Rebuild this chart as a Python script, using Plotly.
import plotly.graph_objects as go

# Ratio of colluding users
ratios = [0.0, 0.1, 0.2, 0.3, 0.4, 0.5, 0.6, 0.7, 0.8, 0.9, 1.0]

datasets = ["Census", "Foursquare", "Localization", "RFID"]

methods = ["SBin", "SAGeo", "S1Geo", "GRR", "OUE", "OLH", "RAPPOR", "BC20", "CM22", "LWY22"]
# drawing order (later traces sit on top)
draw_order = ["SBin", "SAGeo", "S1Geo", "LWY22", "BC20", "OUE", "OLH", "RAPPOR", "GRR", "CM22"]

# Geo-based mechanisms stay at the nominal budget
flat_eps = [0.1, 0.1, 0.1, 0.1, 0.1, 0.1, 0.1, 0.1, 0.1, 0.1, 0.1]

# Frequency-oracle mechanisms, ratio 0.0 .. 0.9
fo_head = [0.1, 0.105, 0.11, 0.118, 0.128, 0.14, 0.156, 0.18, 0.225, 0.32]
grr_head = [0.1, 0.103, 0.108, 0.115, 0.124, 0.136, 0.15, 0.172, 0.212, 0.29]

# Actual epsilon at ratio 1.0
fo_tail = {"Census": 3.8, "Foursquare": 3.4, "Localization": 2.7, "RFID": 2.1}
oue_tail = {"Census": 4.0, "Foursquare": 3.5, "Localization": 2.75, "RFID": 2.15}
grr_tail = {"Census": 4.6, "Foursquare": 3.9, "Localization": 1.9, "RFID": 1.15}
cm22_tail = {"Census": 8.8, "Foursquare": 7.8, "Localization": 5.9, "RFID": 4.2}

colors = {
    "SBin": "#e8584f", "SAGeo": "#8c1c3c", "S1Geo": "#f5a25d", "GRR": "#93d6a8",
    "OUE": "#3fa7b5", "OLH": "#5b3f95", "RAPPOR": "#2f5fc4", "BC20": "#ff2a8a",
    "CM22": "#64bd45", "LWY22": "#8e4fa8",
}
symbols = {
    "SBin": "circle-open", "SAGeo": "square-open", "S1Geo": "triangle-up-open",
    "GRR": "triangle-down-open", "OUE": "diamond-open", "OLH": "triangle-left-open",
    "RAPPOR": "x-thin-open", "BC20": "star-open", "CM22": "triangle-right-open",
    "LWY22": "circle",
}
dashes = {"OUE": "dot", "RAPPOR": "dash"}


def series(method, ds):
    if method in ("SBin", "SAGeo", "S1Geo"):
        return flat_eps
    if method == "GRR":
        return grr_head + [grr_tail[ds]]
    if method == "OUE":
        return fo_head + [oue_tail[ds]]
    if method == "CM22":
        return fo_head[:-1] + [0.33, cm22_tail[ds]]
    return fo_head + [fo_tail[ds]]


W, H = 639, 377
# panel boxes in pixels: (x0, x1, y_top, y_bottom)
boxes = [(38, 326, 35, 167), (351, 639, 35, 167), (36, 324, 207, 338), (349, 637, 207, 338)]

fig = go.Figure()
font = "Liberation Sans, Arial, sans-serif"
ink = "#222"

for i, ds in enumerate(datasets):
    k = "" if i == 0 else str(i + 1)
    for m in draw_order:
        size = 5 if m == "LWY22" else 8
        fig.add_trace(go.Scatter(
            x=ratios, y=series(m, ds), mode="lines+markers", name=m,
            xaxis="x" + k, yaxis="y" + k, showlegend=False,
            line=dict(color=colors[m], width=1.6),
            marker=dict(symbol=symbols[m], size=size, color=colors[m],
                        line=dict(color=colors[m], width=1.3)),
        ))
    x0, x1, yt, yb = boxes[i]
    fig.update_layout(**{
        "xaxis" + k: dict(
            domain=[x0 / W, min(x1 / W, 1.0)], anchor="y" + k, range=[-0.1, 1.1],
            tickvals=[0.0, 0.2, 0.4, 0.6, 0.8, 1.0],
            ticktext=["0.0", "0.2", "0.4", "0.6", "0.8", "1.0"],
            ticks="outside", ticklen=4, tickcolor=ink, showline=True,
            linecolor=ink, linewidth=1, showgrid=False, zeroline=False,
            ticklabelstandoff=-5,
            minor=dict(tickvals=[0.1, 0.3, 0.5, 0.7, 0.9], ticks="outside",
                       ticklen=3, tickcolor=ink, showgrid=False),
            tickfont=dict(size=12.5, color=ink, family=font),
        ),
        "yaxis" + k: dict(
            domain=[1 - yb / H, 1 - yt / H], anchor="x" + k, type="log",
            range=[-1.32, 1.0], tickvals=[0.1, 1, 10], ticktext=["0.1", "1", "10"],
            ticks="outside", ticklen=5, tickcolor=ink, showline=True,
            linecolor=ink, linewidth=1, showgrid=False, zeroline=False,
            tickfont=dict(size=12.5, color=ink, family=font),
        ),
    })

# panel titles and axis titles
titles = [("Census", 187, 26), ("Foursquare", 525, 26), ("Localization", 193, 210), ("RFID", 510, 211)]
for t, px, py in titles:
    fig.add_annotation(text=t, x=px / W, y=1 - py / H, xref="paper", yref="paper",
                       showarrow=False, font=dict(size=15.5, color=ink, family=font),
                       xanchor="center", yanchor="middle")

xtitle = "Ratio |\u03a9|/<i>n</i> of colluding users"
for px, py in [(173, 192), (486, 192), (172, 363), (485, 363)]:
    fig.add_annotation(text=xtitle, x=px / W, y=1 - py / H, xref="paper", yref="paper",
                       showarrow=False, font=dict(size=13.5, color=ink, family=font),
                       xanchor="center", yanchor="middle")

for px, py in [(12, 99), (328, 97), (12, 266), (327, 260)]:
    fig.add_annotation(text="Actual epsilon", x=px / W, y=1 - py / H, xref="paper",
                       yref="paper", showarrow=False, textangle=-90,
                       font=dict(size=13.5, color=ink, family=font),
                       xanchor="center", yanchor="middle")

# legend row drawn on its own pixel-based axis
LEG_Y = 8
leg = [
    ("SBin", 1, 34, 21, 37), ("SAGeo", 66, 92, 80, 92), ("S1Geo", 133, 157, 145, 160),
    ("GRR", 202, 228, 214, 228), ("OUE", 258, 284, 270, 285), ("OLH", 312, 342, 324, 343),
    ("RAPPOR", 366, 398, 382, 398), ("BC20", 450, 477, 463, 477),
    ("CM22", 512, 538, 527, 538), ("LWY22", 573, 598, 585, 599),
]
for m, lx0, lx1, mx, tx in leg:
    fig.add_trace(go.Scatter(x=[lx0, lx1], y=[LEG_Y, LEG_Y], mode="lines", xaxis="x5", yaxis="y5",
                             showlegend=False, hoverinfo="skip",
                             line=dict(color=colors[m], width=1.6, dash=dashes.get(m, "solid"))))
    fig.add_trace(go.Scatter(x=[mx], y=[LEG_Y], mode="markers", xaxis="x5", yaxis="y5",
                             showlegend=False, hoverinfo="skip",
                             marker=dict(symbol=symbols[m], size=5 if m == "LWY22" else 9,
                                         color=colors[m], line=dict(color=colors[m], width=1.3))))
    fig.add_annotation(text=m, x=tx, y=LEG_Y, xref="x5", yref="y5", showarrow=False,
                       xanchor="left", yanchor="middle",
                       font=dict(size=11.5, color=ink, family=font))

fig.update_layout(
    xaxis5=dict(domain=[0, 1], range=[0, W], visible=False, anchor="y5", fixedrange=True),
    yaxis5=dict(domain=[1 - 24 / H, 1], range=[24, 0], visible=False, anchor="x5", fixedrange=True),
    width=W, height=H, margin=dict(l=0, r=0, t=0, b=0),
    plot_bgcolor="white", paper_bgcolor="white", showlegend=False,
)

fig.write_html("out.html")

--

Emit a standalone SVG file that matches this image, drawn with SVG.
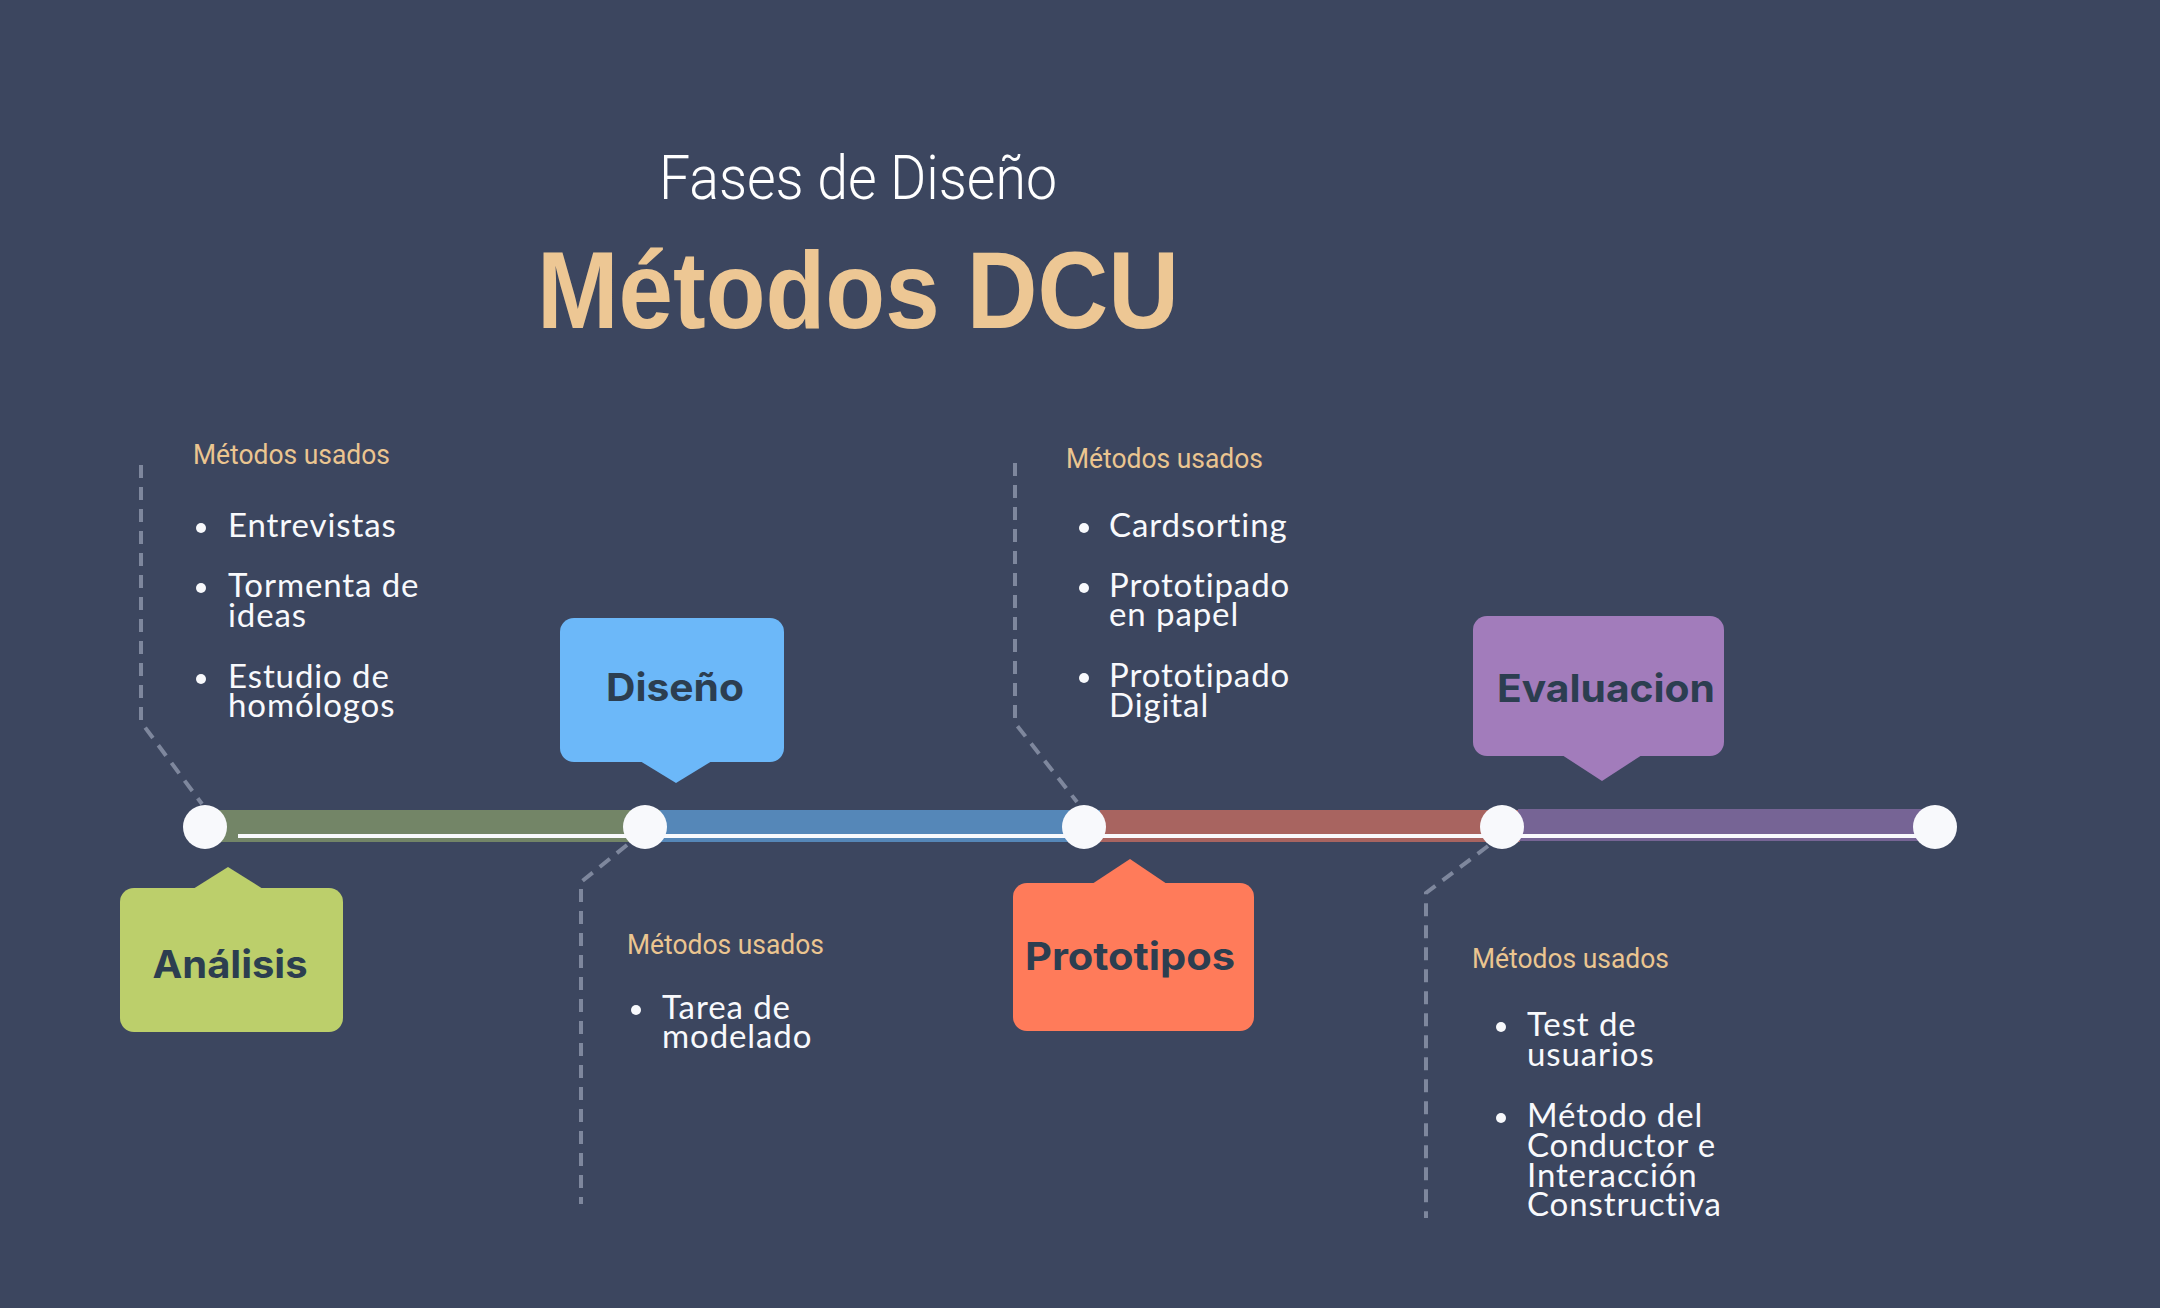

■ **Objective**: Exactly and only the lines from the line with "Rebuild this chart" to the line with "0.172, 0.212, 0.29]", both included, are to be printed.

■ **Result of this task**:
Rebuild this chart as a Python script, using Plotly.
import plotly.graph_objects as go

# Ratio of colluding users
ratios = [0.0, 0.1, 0.2, 0.3, 0.4, 0.5, 0.6, 0.7, 0.8, 0.9, 1.0]

datasets = ["Census", "Foursquare", "Localization", "RFID"]

methods = ["SBin", "SAGeo", "S1Geo", "GRR", "OUE", "OLH", "RAPPOR", "BC20", "CM22", "LWY22"]
# drawing order (later traces sit on top)
draw_order = ["SBin", "SAGeo", "S1Geo", "LWY22", "BC20", "OUE", "OLH", "RAPPOR", "GRR", "CM22"]

# Geo-based mechanisms stay at the nominal budget
flat_eps = [0.1, 0.1, 0.1, 0.1, 0.1, 0.1, 0.1, 0.1, 0.1, 0.1, 0.1]

# Frequency-oracle mechanisms, ratio 0.0 .. 0.9
fo_head = [0.1, 0.105, 0.11, 0.118, 0.128, 0.14, 0.156, 0.18, 0.225, 0.32]
grr_head = [0.1, 0.103, 0.108, 0.115, 0.124, 0.136, 0.15, 0.172, 0.212, 0.29]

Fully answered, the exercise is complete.